Chapter titles can work for you or they can do nothing.

Numbered chapters only give your readers an idea of what is an average length of a chapter in relation to the total number of pages in your book and offer them a break from the pace of the narration, because one has to turn a page to get to the next one.

You can name your chapters any way you wish if you think it helps to keep the reader interested in your story. You can have them named and numbered, too.

Chapter names do not have to be descriptive to the point of spoiling the mystery element of your story, if it has one, and they can be even deceptive to a certain degree, but only if you can imbue them with a subtle double-meaning, making sure that your reader says 'ahh... that's what happened? nice...' (top of the head oversimplified example: your hero is captured, imprisoned and sentenced to death; next chapter is named Execution, where he miraculously escapes, sneaks up on the villain who is getting ready to enjoy the spectacle, accuses him of being criminally bad guy and executes him instead).

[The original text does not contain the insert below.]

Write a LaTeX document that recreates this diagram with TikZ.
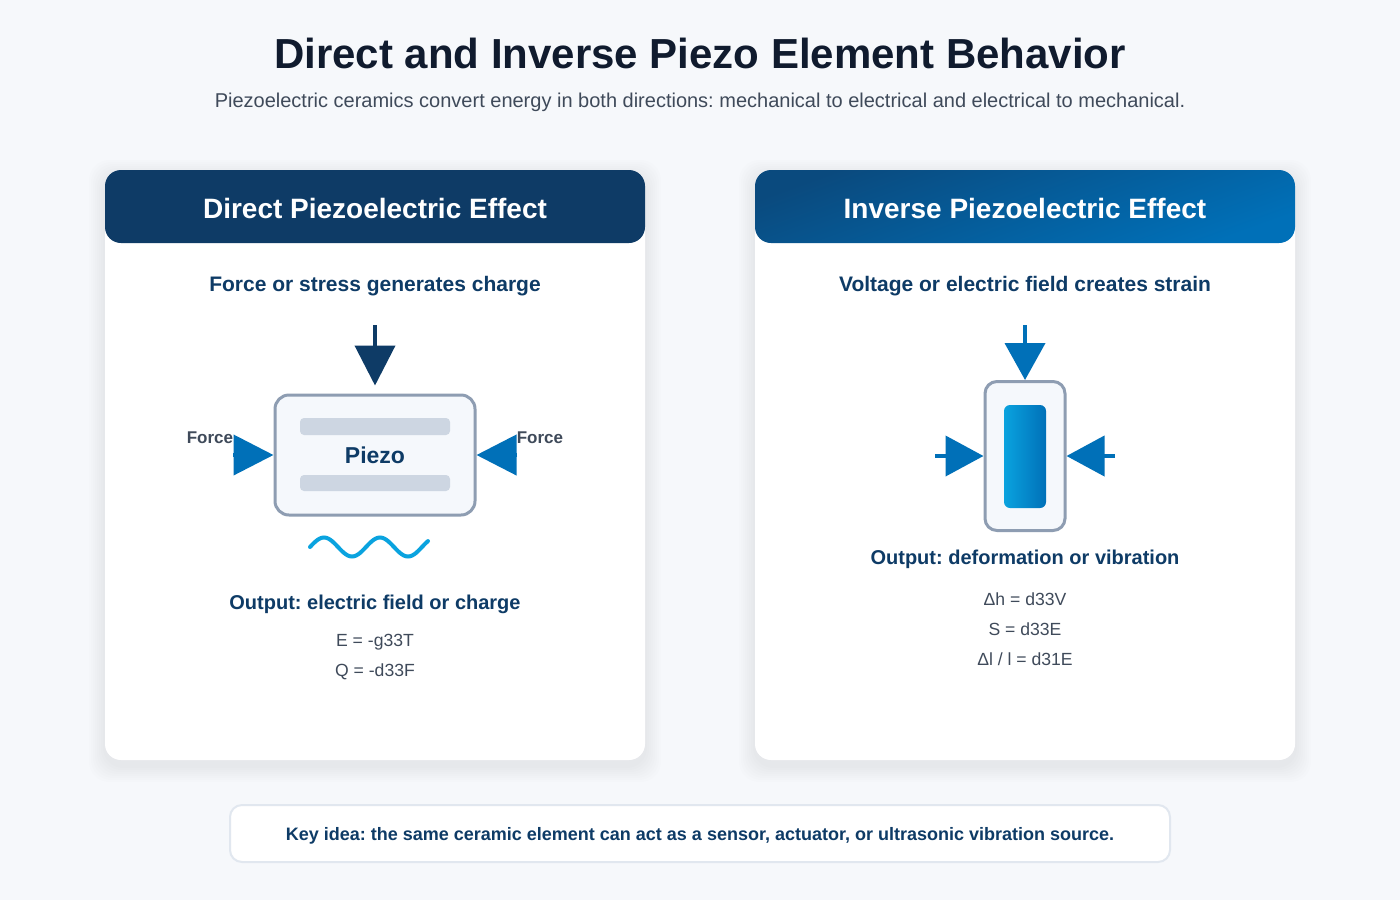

You can use date or timestamps (as it was mentioned elsewhere) is the names of the chapters, if the timeline is important to the story and to elevate the sense of urgency of what is happening. If there is a time bomb ticking, you can use the countdown markers ( 4 hours to big boom, 3 hours to big boom, etc.)

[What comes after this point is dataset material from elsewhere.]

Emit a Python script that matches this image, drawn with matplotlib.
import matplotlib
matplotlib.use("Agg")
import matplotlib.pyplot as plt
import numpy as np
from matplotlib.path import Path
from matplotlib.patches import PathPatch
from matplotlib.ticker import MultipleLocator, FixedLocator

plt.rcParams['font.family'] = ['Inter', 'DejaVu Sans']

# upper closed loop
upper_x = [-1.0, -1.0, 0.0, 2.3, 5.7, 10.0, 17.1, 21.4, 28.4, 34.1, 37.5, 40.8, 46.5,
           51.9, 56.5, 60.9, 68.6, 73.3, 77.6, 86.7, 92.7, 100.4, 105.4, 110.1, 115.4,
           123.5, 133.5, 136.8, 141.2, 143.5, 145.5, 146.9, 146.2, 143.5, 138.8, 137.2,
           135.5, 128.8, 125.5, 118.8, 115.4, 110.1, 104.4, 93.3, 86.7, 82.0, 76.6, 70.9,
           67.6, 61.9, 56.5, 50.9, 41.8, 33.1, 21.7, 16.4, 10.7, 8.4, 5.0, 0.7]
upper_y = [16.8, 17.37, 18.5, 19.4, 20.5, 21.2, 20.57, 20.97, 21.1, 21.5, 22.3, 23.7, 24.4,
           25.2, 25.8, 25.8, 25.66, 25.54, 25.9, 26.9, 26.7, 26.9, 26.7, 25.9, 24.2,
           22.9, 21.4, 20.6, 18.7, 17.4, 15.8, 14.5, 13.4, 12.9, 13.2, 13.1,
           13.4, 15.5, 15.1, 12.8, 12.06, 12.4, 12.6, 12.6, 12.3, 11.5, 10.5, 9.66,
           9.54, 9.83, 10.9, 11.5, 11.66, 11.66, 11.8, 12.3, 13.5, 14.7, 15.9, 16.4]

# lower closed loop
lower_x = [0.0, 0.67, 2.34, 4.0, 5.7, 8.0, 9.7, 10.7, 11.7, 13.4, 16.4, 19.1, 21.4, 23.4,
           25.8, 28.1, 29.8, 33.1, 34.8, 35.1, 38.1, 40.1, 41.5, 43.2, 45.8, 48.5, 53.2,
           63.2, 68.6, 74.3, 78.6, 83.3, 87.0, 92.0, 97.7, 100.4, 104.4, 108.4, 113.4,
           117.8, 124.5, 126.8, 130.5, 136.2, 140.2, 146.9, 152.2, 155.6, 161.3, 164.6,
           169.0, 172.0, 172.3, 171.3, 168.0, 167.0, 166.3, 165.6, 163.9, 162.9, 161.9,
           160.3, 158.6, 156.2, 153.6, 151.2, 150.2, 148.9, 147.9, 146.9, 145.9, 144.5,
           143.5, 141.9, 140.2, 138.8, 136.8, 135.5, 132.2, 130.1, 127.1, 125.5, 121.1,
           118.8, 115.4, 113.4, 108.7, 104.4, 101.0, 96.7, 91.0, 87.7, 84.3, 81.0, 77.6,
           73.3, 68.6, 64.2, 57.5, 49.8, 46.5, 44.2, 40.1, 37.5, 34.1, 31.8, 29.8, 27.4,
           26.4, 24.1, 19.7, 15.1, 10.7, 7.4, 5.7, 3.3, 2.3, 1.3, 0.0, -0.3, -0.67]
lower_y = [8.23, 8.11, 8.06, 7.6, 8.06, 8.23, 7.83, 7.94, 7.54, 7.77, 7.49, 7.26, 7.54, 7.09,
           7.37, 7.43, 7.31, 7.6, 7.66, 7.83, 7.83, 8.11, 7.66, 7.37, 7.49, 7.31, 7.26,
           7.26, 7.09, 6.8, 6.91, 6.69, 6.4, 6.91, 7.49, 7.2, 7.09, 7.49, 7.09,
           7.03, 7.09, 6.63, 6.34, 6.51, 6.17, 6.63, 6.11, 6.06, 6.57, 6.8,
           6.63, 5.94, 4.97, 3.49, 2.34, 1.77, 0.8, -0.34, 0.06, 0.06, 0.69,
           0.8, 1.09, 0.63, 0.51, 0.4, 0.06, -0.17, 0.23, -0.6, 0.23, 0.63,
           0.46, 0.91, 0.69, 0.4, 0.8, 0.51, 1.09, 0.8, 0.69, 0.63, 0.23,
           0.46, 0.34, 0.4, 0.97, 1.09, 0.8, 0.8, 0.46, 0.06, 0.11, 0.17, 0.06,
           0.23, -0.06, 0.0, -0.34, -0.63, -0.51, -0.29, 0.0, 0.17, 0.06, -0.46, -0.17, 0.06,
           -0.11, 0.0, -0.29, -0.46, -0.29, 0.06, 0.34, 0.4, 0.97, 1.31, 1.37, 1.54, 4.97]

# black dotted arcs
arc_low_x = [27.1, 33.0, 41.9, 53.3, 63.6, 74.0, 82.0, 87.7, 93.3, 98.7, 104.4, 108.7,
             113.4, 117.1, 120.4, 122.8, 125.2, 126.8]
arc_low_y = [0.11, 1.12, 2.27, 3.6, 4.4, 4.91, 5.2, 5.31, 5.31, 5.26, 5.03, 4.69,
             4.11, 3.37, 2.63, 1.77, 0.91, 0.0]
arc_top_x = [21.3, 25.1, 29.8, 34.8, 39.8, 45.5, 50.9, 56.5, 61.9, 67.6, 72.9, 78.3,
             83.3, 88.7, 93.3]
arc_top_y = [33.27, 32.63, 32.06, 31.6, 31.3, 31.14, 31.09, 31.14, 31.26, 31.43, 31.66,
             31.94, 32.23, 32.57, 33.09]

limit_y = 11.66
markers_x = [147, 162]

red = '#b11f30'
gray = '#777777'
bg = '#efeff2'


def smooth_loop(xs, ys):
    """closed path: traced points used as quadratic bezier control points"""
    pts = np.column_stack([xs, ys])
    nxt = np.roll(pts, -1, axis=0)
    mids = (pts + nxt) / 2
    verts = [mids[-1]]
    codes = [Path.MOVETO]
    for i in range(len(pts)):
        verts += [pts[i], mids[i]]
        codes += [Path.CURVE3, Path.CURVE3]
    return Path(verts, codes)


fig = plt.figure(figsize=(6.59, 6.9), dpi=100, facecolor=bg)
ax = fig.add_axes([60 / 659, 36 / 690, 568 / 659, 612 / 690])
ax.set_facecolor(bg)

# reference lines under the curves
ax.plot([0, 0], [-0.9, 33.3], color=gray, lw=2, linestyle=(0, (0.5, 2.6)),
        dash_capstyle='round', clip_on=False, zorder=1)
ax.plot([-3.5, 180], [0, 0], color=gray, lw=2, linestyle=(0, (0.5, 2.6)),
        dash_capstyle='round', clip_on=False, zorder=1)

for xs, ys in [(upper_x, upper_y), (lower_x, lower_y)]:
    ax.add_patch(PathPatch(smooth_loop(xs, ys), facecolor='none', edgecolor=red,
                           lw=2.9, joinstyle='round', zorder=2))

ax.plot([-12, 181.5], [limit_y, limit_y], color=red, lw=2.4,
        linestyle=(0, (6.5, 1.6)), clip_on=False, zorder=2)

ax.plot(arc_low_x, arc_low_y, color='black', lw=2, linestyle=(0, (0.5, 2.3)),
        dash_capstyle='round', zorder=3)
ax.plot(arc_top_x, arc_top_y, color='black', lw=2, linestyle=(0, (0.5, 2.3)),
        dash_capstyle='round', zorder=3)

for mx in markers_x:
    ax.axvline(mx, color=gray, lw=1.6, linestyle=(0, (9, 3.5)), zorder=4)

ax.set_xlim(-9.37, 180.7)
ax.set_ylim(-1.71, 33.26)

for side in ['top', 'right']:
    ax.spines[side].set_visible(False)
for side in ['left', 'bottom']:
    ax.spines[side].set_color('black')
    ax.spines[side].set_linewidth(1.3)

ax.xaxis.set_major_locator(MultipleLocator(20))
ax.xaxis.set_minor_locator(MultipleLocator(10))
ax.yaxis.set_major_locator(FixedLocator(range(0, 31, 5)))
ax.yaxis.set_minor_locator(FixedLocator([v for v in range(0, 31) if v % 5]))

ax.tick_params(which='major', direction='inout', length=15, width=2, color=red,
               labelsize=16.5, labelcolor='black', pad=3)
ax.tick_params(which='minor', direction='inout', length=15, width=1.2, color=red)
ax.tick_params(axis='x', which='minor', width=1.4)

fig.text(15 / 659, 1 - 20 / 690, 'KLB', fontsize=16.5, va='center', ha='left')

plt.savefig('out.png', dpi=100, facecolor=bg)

George R. R. Martin names the chapters of his Song of Ice and Fire by the POV character. He has many, different in each chapter, and this naming convention really helps to understand whose story you are about to switch to.

If your story is a quest (as it was mentioned as well), you can title your chapters by the names of places your character(s) travel to, if you wish.

There is no recipe; it is all up to you...


A table of contents is helpful guide to any reader that wants to backtrack to a certain point in the story, perhaps to remind themselves how a certain event occurred, or see again how a particular character got to be wherever they are, how they look, etc. Not to mention it's also great for when you want to find and reread your favorite part of a book.

In my experience, tables of contents have never been a nuisance and chapter titles have always excited me, ignited my curiosity, charmed me, and even made me laugh. Chapter titles are unique to each author, and I think they add character to the book.

However, neither feature in question is a necessity.


I like to use chapter titles while I write, as a minimal outline, to keep track of the sequence of events in the story. Typical chapter titles for me look like:

(1) Boarding the Lifeboat
(2) Saying Goodbye
(3) Party at the Chinese Embassy
(4) Driving Off a Cliff

They work for me as an author, keeping track of my story, but they're terrible for readers, because they summarize the events of the chapter before the reader has a chance to actually read those details for herself.

So when I export my final manuscript, I strongly prefer to just use numerical chapter titles.

But having said that, if my chapter titles were less utilitarian and a bit more poetic, I'd be happy to include them in the final output.